Projektergebnisse zeigen wirtschaftliche und ressourcenschonende Herstellung von Titanbauteilen für die Luft- und Raumfahrt

Additiv gefertigte Proben der Legierung Ti5553 und REM-Aufnahme einer verschlissenen Wendeschneidplatte

Titanlegierungen sind heute für viele Hochleistungsanwendungen unabdingbar. Der Einsatz additiver Fertigungsverfahren, wie dem pulverbettbasierten Schmelzen mittels Laser (PBF-LB), ermöglicht eine große Geometrie- und Gestaltungsfreiheit hinsichtlich Leichtbau. Aufgrund der Anforderungen an die Oberflächengüte und die Formtoleranz müssen diese Bauteile in der Regel spanend nachbearbeitet werden. Durch die Prozesscharakteristik der additiven Fertigung entstehen Gefüge- und Materialeigenschaften, die sich signifikant von denen konventionell urgeformter Titanhalbzeuge unterscheiden. In dem jetzt am Institut für Fertigungstechnik und Werkzeugmaschinen (IFW) der Leibniz Universität Hannover abgeschlossenen Forschungsvorhaben „Gefügeausbildung beim selektiven Laserstrahlschmelzen von Titanlegierungen und Einfluss auf die Zerspanbarkeit“ sollte mit einer gezielten Prozesssteuerung des Laserprozesseses die Zerspanbarkeit in zu bearbeitenden Bereichen verbessert werden. Das Projektziel: Die Gefügeausbildung additiv hergestellter Bauteile aus der Titanlegierung Ti5553 zu analysieren und die Einflüsse auf die Zerspanbarkeit zu identifizieren.

Das IFW erarbeitete gemeinsam mit dem Leibniz-Institut für Festkörper- und Werkstoffforschung in Dresden die Grundlagen zum Einfluss der Verfahrensparameter des PBF-LB-Prozesses auf die Gefügeeigenschaften und die daraus resultierende Zerspanbarkeit der Titanlegierung Ti-5Al-5V-5Mo-3Cr (Ti5553).

Innerhalb dieses Forschungsprojekts untersuchte das IFW die Zerspanbarkeit verschiedener Gefügemodifikationen, die sich als Folge unterschiedlicher Verfahrensparameter abbildeten. Mit Hilfe einer modellbasierten Methodik wurde eine Verknüpfung zwischen den Eingangsgrößen des Laserprozesses, den mechanischen Eigenschaften, dem resultierenden Gefüge und der resultierenden Zerspanbarkeit hergestellt. Titanlegierungen gelten aufgrund ihrer thermomechanischen Eigenschaften als schwer zerspanbare Werkstoffe. „Die im Projekt generierten Ergebnisse tragen dazu bei, die wirtschaftliche und ressourcenschonende Herstellung von Komponenten für die Luft- und Raumfahrt weiter zu steigern“, erläutert Projektbearbeiter Sebastian Worpenberg.

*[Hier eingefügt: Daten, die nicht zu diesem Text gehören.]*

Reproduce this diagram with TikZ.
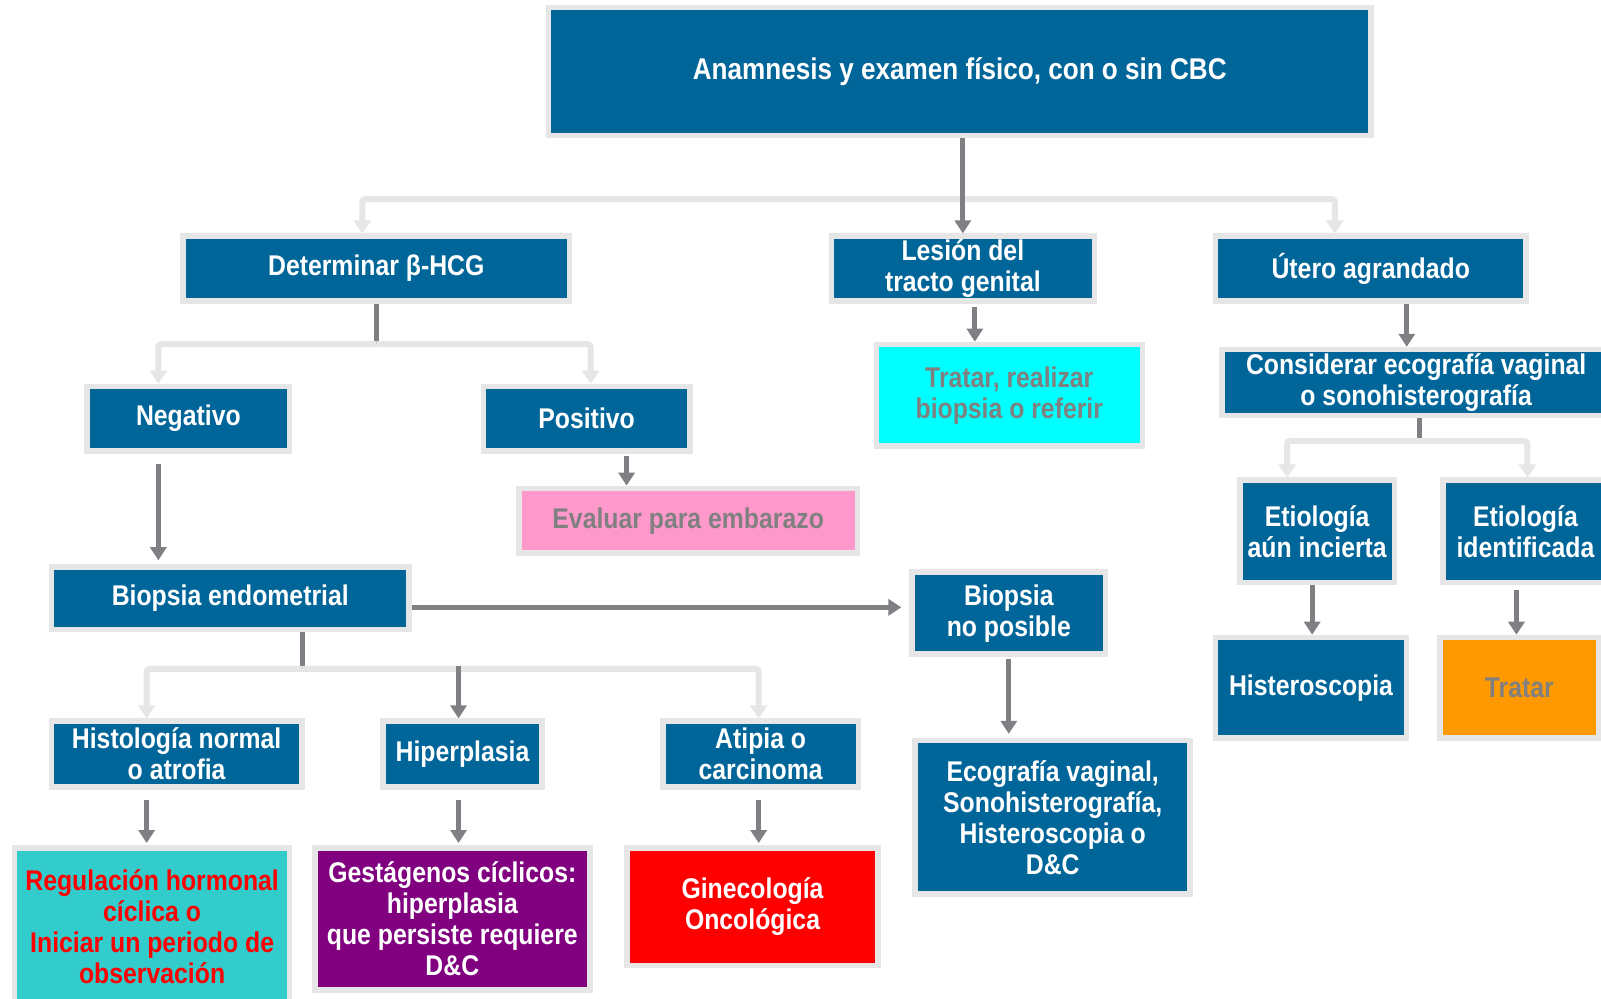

Bei der untersuchten Titanlegierung handelt es sich um eine β-nahe Legierung. Aufgrund der großen Temperaturdifferenz zwischen Wärmequelle (Schmelzpool) und Wärmesenke (bereits erstarrtes Material) können hohe Abkühlgeschwindigkeiten erreicht werden. Auf diese Weise ist es durch den PBF-LB-Prozess möglich, ein reines β-Gefüge einzustellen. Generell ist die Mikrostruktur jedoch gekennzeichnet durch eine große Anisotropie der Gefügeeigenschaften und durch gestreckte Körner entlang der Aufbaurichtung. Darüber hinaus wird die Korngröße signifikant durch die gewählten Parameter des Laserprozesses beeinflusst.

Im ersten Projektabschnitt wurde der Einfluss der Verfahrensparameter des PBF-LB-Prozesses auf das entstehende Gefüge der Legierung Ti5553 untersucht. Ergänzend dazu wurden einige Proben unterschiedlichen Wärmebehandlungen unterzogen. Alle Proben wurden bezüglich ihrer Mikrostruktur und ihrer mechanischen Eigenschaften charakterisiert.

Im darauffolgenden Schritt wurden die gewonnenen Erkenntnisse in einem Modell zur Abbildung der genannten Eigenschaften in Abhängigkeit der Prozessparameter zusammengefasst. Parallel zur Bestimmung der Mikrostruktur und der mechanischen Eigenschaften erfolgte die Bewertung der Zerspanbarkeit der jeweiligen Proben in Form von Fräsuntersuchungen. Zielgröße war dabei neben der Kenntnis des Werkzeugverschleißverhaltens auch die Kenntnis über den Einfluss des Zerspanprozesses auf die Ausbildung der Bauteilrandzone. Innerhalb dieser Untersuchungen konnte gezeigt werden, dass das Werkzeugverschleißverhalten signifikant durch die Prozessparameter des PBF-LB-Prozesses beeinflusst wird. Dieser Einfluss ist auch nach den industriell üblichen Wärmebehandlungen vorhanden.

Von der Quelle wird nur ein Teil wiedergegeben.